DATA start
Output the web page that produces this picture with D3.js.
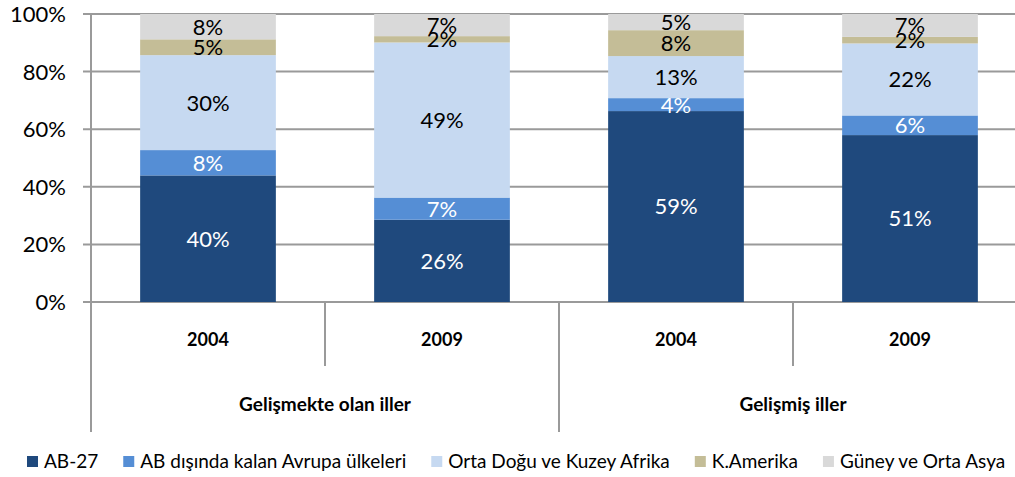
<!DOCTYPE html>
<html>
<head>
<meta charset="utf-8">
<script src="https://cdn.jsdelivr.net/npm/d3@7"></script>
<style>
  body { margin: 0; background: #fff; }
  text { font-family: Lato, "Open Sans", sans-serif; }
</style>
</head>
<body>
<svg id="chart" width="1015" height="477"></svg>
<script>
// data
const groups = ["Gelişmekte olan iller", "Gelişmiş iller"];
const years = ["2004", "2009"];
const seriesNames = ["AB-27", "AB dışında kalan Avrupa ülkeleri", "Orta Doğu ve Kuzey Afrika", "K.Amerika", "Güney ve Orta Asya"];
const ab27 = [40, 26, 59, 51];
const abDisi = [8, 7, 4, 6];
const ortaDogu = [30, 49, 13, 22];
const kAmerika = [5, 2, 8, 2];
const guneyAsya = [8, 7, 5, 7];
const yTicks = [0, 0.2, 0.4, 0.6, 0.8, 1];

const colors = ["#1f497d", "#558ed5", "#c6d9f1", "#c4bd97", "#d9d9d9"];
const labelColors = ["#fff", "#fff", "#000", "#000", "#000"];

const seriesValues = [ab27, abDisi, ortaDogu, kAmerika, guneyAsya];
const cats = [];
groups.forEach(g => years.forEach(y => cats.push({group: g, year: y, key: g + "|" + y})));
const table = cats.map((c, i) => {
	const row = {key: c.key};
	seriesNames.forEach((s, j) => row[s] = seriesValues[j][i]);
	return row;
});

const svg = d3.select("#chart");
const plotLeft = 91, plotTop = 14, plotBottom = 302;
const step = 234;

const x = d3.scaleBand()
	.domain(cats.map(c => c.key))
	.range([plotLeft, plotLeft + step * cats.length])
	.paddingInner(0.42)
	.paddingOuter(0.21);

const y = d3.scaleLinear()
	.domain([0, 1])
	.range([plotBottom, plotTop]);

const stacked = d3.stack()
	.keys(seriesNames)
	.offset(d3.stackOffsetExpand)(table);

// gridlines and ticks
svg.append("g").selectAll("line")
	.data(yTicks)
	.enter().append("line")
	.attr("x1", plotLeft - 8)
	.attr("x2", 1015)
	.attr("y1", d => y(d))
	.attr("y2", d => y(d))
	.attr("stroke", "#9a9a9a")
	.attr("stroke-width", 2);

svg.append("g").selectAll("text")
	.data(yTicks)
	.enter().append("text")
	.attr("x", 66)
	.attr("y", d => y(d))
	.attr("dy", "0.36em")
	.attr("text-anchor", "end")
	.attr("font-size", 22)
	.attr("fill", "#000")
	.text(d3.format(".0%"));

// bars
const layer = svg.append("g").selectAll("g")
	.data(stacked)
	.enter().append("g")
	.attr("fill", (d, i) => colors[i]);

layer.selectAll("rect")
	.data(d => d)
	.enter().append("rect")
	.attr("x", d => x(d.data.key))
	.attr("y", d => y(d[1]))
	.attr("height", d => y(d[0]) - y(d[1]))
	.attr("width", x.bandwidth());

// value labels
svg.append("g").selectAll("g")
	.data(stacked)
	.enter().append("g")
	.attr("fill", (d, i) => labelColors[i])
	.selectAll("text")
	.data(d => d.map(p => ({p: p, key: d.key})))
	.enter().append("text")
	.attr("x", d => x(d.p.data.key) + x.bandwidth() / 2)
	.attr("y", d => y((d.p[0] + d.p[1]) / 2))
	.attr("dy", "0.36em")
	.attr("text-anchor", "middle")
	.attr("font-size", 22)
	.text(d => d.p.data[d.key] + "%");

// category axis
const axisColor = "#9a9a9a";
svg.append("line")
	.attr("x1", plotLeft).attr("x2", plotLeft)
	.attr("y1", plotTop).attr("y2", 432)
	.attr("stroke", axisColor).attr("stroke-width", 2);

cats.forEach((c, i) => {
	if (i === 0) return;
	const xx = plotLeft + step * i;
	const full = cats[i - 1].group !== c.group;
	svg.append("line")
		.attr("x1", xx).attr("x2", xx)
		.attr("y1", plotBottom).attr("y2", full ? 432 : 366)
		.attr("stroke", axisColor).attr("stroke-width", 2);
});

svg.append("g").selectAll("text")
	.data(cats)
	.enter().append("text")
	.attr("x", d => x(d.key) + x.bandwidth() / 2)
	.attr("y", 340)
	.attr("dy", "0.36em")
	.attr("text-anchor", "middle")
	.attr("font-size", 18)
	.attr("font-weight", "bold")
	.text(d => d.year);

svg.append("g").selectAll("text")
	.data(groups)
	.enter().append("text")
	.attr("x", (d, i) => plotLeft + step * years.length * (i + 0.5))
	.attr("y", 404)
	.attr("dy", "0.36em")
	.attr("text-anchor", "middle")
	.attr("font-size", 19)
	.attr("font-weight", "bold")
	.text(d => d);

// legend
const legend = svg.append("g");
let lx = 27;
seriesNames.forEach((s, i) => {
	legend.append("rect")
		.attr("x", lx).attr("y", 456)
		.attr("width", 11).attr("height", 11)
		.attr("fill", colors[i]);
	const t = legend.append("text")
		.attr("x", lx + 17).attr("y", 461)
		.attr("dy", "0.36em")
		.attr("font-size", 19)
		.text(s);
	lx += 17 + t.node().getComputedTextLength() + 25;
});
</script>
</body>
</html>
DATA end
WHAT TO DO - Copy each line exactly, and leave the pictures out of your copy.

WRITTEN ANSWER -
Output the web page that produces this picture with D3.js.
<!DOCTYPE html>
<html>
<head>
<meta charset="utf-8">
<script src="https://cdn.jsdelivr.net/npm/d3@7"></script>
<style>
  body { margin: 0; background: #fff; }
  text { font-family: Lato, "Open Sans", sans-serif; }
</style>
</head>
<body>
<svg id="chart" width="1015" height="477"></svg>
<script>
// data
const groups = ["Gelişmekte olan iller", "Gelişmiş iller"];
const years = ["2004", "2009"];
const seriesNames = ["AB-27", "AB dışında kalan Avrupa ülkeleri", "Orta Doğu ve Kuzey Afrika", "K.Amerika", "Güney ve Orta Asya"];
const ab27 = [40, 26, 59, 51];
const abDisi = [8, 7, 4, 6];
const ortaDogu = [30, 49, 13, 22];
const kAmerika = [5, 2, 8, 2];
const guneyAsya = [8, 7, 5, 7];
const yTicks = [0, 0.2, 0.4, 0.6, 0.8, 1];

const colors = ["#1f497d", "#558ed5", "#c6d9f1", "#c4bd97", "#d9d9d9"];
const labelColors = ["#fff", "#fff", "#000", "#000", "#000"];

const seriesValues = [ab27, abDisi, ortaDogu, kAmerika, guneyAsya];
const cats = [];
groups.forEach(g => years.forEach(y => cats.push({group: g, year: y, key: g + "|" + y})));
const table = cats.map((c, i) => {
	const row = {key: c.key};
	seriesNames.forEach((s, j) => row[s] = seriesValues[j][i]);
	return row;
});

const svg = d3.select("#chart");
const plotLeft = 91, plotTop = 14, plotBottom = 302;
const step = 234;

const x = d3.scaleBand()
	.domain(cats.map(c => c.key))
	.range([plotLeft, plotLeft + step * cats.length])
	.paddingInner(0.42)
	.paddingOuter(0.21);

const y = d3.scaleLinear()
	.domain([0, 1])
	.range([plotBottom, plotTop]);

const stacked = d3.stack()
	.keys(seriesNames)
	.offset(d3.stackOffsetExpand)(table);

// gridlines and ticks
svg.append("g").selectAll("line")
	.data(yTicks)
	.enter().append("line")
	.attr("x1", plotLeft - 8)
	.attr("x2", 1015)
	.attr("y1", d => y(d))
	.attr("y2", d => y(d))
	.attr("stroke", "#9a9a9a")
	.attr("stroke-width", 2);

svg.append("g").selectAll("text")
	.data(yTicks)
	.enter().append("text")
	.attr("x", 66)
	.attr("y", d => y(d))
	.attr("dy", "0.36em")
	.attr("text-anchor", "end")
	.attr("font-size", 22)
	.attr("fill", "#000")
	.text(d3.format(".0%"));

// bars
const layer = svg.append("g").selectAll("g")
	.data(stacked)
	.enter().append("g")
	.attr("fill", (d, i) => colors[i]);

layer.selectAll("rect")
	.data(d => d)
	.enter().append("rect")
	.attr("x", d => x(d.data.key))
	.attr("y", d => y(d[1]))
	.attr("height", d => y(d[0]) - y(d[1]))
	.attr("width", x.bandwidth());

// value labels
svg.append("g").selectAll("g")
	.data(stacked)
	.enter().append("g")
	.attr("fill", (d, i) => labelColors[i])
	.selectAll("text")
	.data(d => d.map(p => ({p: p, key: d.key})))
	.enter().append("text")
	.attr("x", d => x(d.p.data.key) + x.bandwidth() / 2)
	.attr("y", d => y((d.p[0] + d.p[1]) / 2))
	.attr("dy", "0.36em")
	.attr("text-anchor", "middle")
	.attr("font-size", 22)
	.text(d => d.p.data[d.key] + "%");

// category axis
const axisColor = "#9a9a9a";
svg.append("line")
	.attr("x1", plotLeft).attr("x2", plotLeft)
	.attr("y1", plotTop).attr("y2", 432)
	.attr("stroke", axisColor).attr("stroke-width", 2);

cats.forEach((c, i) => {
	if (i === 0) return;
	const xx = plotLeft + step * i;
	const full = cats[i - 1].group !== c.group;
	svg.append("line")
		.attr("x1", xx).attr("x2", xx)
		.attr("y1", plotBottom).attr("y2", full ? 432 : 366)
		.attr("stroke", axisColor).attr("stroke-width", 2);
});

svg.append("g").selectAll("text")
	.data(cats)
	.enter().append("text")
	.attr("x", d => x(d.key) + x.bandwidth() / 2)
	.attr("y", 340)
	.attr("dy", "0.36em")
	.attr("text-anchor", "middle")
	.attr("font-size", 18)
	.attr("font-weight", "bold")
	.text(d => d.year);

svg.append("g").selectAll("text")
	.data(groups)
	.enter().append("text")
	.attr("x", (d, i) => plotLeft + step * years.length * (i + 0.5))
	.attr("y", 404)
	.attr("dy", "0.36em")
	.attr("text-anchor", "middle")
	.attr("font-size", 19)
	.attr("font-weight", "bold")
	.text(d => d);

// legend
const legend = svg.append("g");
let lx = 27;
seriesNames.forEach((s, i) => {
	legend.append("rect")
		.attr("x", lx).attr("y", 456)
		.attr("width", 11).attr("height", 11)
		.attr("fill", colors[i]);
	const t = legend.append("text")
		.attr("x", lx + 17).attr("y", 461)
		.attr("dy", "0.36em")
		.attr("font-size", 19)
		.text(s);
	lx += 17 + t.node().getComputedTextLength() + 25;
});
</script>
</body>
</html>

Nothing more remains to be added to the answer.